Feel free to contact me if you have any questions.

This following statement (abridged) by Dr. Laurie Vitt (Emeritus Curator of Reptiles at the University of Oklahoma) summarizes perfectly what can be expected for people interested in pursuing graduate study and research careers. I agree with Dr. Vitt whole-heartedly and have re-printed his words here.

“I have always expected students to be self driven, highly motivated, independent, and most of all, very serious about graduate school. A very limited job market means that only those graduate students who establish their visibility in the highly competitive market will be able to pursue academic careers with research opportunities. I wish you all success, and I add that a serious commitment to research, such that it becomes your highest priority while in graduate school is the single most important thing you can do to increase your chances of being competitive.

Students conducting field research should schedule their lives around their field schedule, not visa versa. Students should also design, carry out, and complete their research in a timely fashion demonstrating creativity and competence. If this is not your frame of mind, then you would be much better off to pursue a career that offers decent financial incentives, allows you to participate in many other activities, and allows you to choose where you will live.

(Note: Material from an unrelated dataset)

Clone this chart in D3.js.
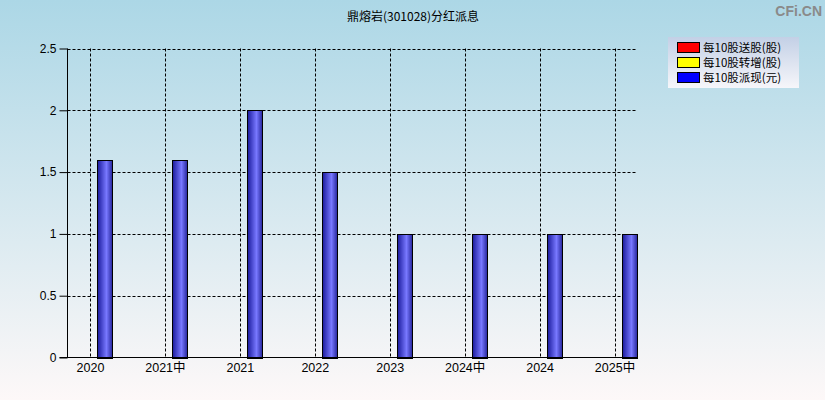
<!DOCTYPE html>
<html>
<head>
<meta charset="utf-8">
<script src="https://cdn.jsdelivr.net/npm/d3@7"></script>
<style>
  html, body { margin: 0; padding: 0; }
  body { width: 825px; height: 400px; overflow: hidden; }
  text { font-family: "Liberation Sans", Arial, sans-serif; }
</style>
</head>
<body>
<svg id="chart" width="825" height="400"></svg>
<script>
// data
let categories = ['2020', '2021中', '2021', '2022', '2023', '2024中', '2024', '2025中']
let songGu = [0, 0, 0, 0, 0, 0, 0, 0]
let zhuanZeng = [0, 0, 0, 0, 0, 0, 0, 0]
let paiXian = [1.6, 1.6, 2, 1.5, 1, 1, 1, 1]
let yTicks = [0, 0.5, 1, 1.5, 2, 2.5]
let seriesNames = ['每10股送股(股)', '每10股转增(股)', '每10股派现(元)']
let seriesColors = ['#ff0000', '#ffff00', '#0000ff']

let svg = d3.select('#chart'),
    width = +svg.attr('width'),
    height = +svg.attr('height')

let defs = svg.append('defs')

// background
let bg = defs.append('linearGradient').attr('id', 'bg')
    .attr('x1', 0).attr('y1', 0).attr('x2', 0).attr('y2', 1)
bg.append('stop').attr('offset', '0%').attr('stop-color', '#acd7e6')
bg.append('stop').attr('offset', '100%').attr('stop-color', '#fdf8f8')

// bar shading
let barGrad = defs.append('linearGradient').attr('id', 'bar')
    .attr('x1', 0).attr('y1', 0).attr('x2', 1).attr('y2', 0)
barGrad.append('stop').attr('offset', '0%').attr('stop-color', '#1a1a9c')
barGrad.append('stop').attr('offset', '60%').attr('stop-color', '#7878ff')
barGrad.append('stop').attr('offset', '100%').attr('stop-color', '#24249a')

let legGrad = defs.append('linearGradient').attr('id', 'leg')
    .attr('x1', 0).attr('y1', 0).attr('x2', 0).attr('y2', 1)
legGrad.append('stop').attr('offset', '0%').attr('stop-color', '#c3d0e6')
legGrad.append('stop').attr('offset', '100%').attr('stop-color', '#f6f6fa')

svg.append('rect').attr('width', width).attr('height', height).attr('fill', 'url(#bg)')

let plotLeft = 67.5, plotRight = 637, plotTop = 48.5, plotBottom = 357.5

let x = d3.scalePoint().domain(categories).range([plotLeft, plotRight]).padding(0.3)
let inner = d3.scaleBand().domain([0, 1, 2]).range([-22.5, 22.5])
let y = d3.scaleLinear().domain([0, 2.5]).range([plotBottom, plotTop])

// title
svg.append('text')
    .attr('x', 413).attr('y', 21)
    .attr('text-anchor', 'middle')
    .style('font-family', '"Noto Sans CJK SC", sans-serif')
    .style('font-size', '12px')
    .text('鼎熔岩(301028)分红派息')

// watermark
svg.append('text')
    .attr('x', 822).attr('y', 16)
    .attr('text-anchor', 'end')
    .style('font-size', '14px')
    .style('font-weight', 'bold')
    .attr('fill', '#8a8a8a')
    .text('CFi.CN')

// grid lines
svg.append('g').selectAll('line')
    .data(yTicks.filter(d => d > 0))
    .enter().append('line')
    .attr('x1', plotLeft).attr('x2', plotRight)
    .attr('y1', d => Math.round(y(d)) + 0.5).attr('y2', d => Math.round(y(d)) + 0.5)
    .attr('stroke', '#000').attr('stroke-dasharray', '3,2')

svg.append('g').selectAll('line')
    .data(categories)
    .enter().append('line')
    .attr('x1', d => Math.round(x(d)) + 0.5).attr('x2', d => Math.round(x(d)) + 0.5)
    .attr('y1', plotTop).attr('y2', plotBottom)
    .attr('stroke', '#000').attr('stroke-dasharray', '3,2')

// bars, one group per category, three series side by side
let allSeries = [songGu, zhuanZeng, paiXian]
allSeries.forEach(function (vals, si) {
    svg.append('g').selectAll('rect')
        .data(vals.map((v, i) => ({ cat: categories[i], v: v })).filter(d => d.v > 0))
        .enter().append('rect')
        .attr('x', d => Math.round(x(d.cat) + inner(si)) + 0.5)
        .attr('width', Math.round(inner.bandwidth()))
        .attr('y', d => Math.round(y(d.v)) + 0.5)
        .attr('height', d => Math.round(plotBottom) - Math.round(y(d.v)))
        .attr('fill', si == 2 ? 'url(#bar)' : seriesColors[si])
        .attr('stroke', '#000')
})

// axes
let yAxis = svg.append('g')
    .attr('transform', 'translate(' + plotLeft + ',0)')
    .call(d3.axisLeft(y).tickValues(yTicks).tickFormat(d3.format('')).tickSize(8).tickPadding(3))
yAxis.select('.domain').attr('d', 'M0,' + plotTop + 'V' + plotBottom)
yAxis.selectAll('text').style('font-size', '12px').attr('fill', '#000')

let xAxis = svg.append('g')
    .attr('transform', 'translate(0,' + plotBottom + ')')
    .call(d3.axisBottom(x).tickSize(0).tickPadding(6))
xAxis.select('.domain').attr('d', 'M' + (plotLeft - 8) + ',0H' + plotRight)
xAxis.selectAll('text')
    .style('font-size', '12.5px')
    .style('font-family', '"Liberation Sans", "Noto Sans CJK SC", sans-serif')
    .attr('fill', '#000')

// legend
let legend = svg.append('g').attr('transform', 'translate(668,37)')
legend.append('rect').attr('width', 131).attr('height', 51).attr('fill', 'url(#leg)')
let item = legend.selectAll('.item')
    .data(seriesNames)
    .enter().append('g')
    .attr('transform', (d, i) => 'translate(0,' + (5 + i * 15) + ')')
item.append('rect')
    .attr('x', 9.5).attr('y', 0.5).attr('width', 22).attr('height', 10)
    .attr('fill', (d, i) => seriesColors[i]).attr('stroke', '#000')
item.append('text')
    .attr('x', 35).attr('y', 10)
    .style('font-family', '"Noto Sans CJK SC", sans-serif')
    .style('font-size', '11.5px')
    .text(d => d)
</script>
</body>
</html>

If you are still highly motivated, then a search of the internet will give you many ideas regarding graduate programs in Herpetology. I urge you to critically examine the research records of the faculty that you view as potential advisors. You will be much more likely to hone your research skills and publish in top-tier scientific journals (thus establishing a name for yourself) if you align yourself with people who are actively doing it themselves. Finally, don’t be intimidated, and if you are, then maybe you should look at other career options.”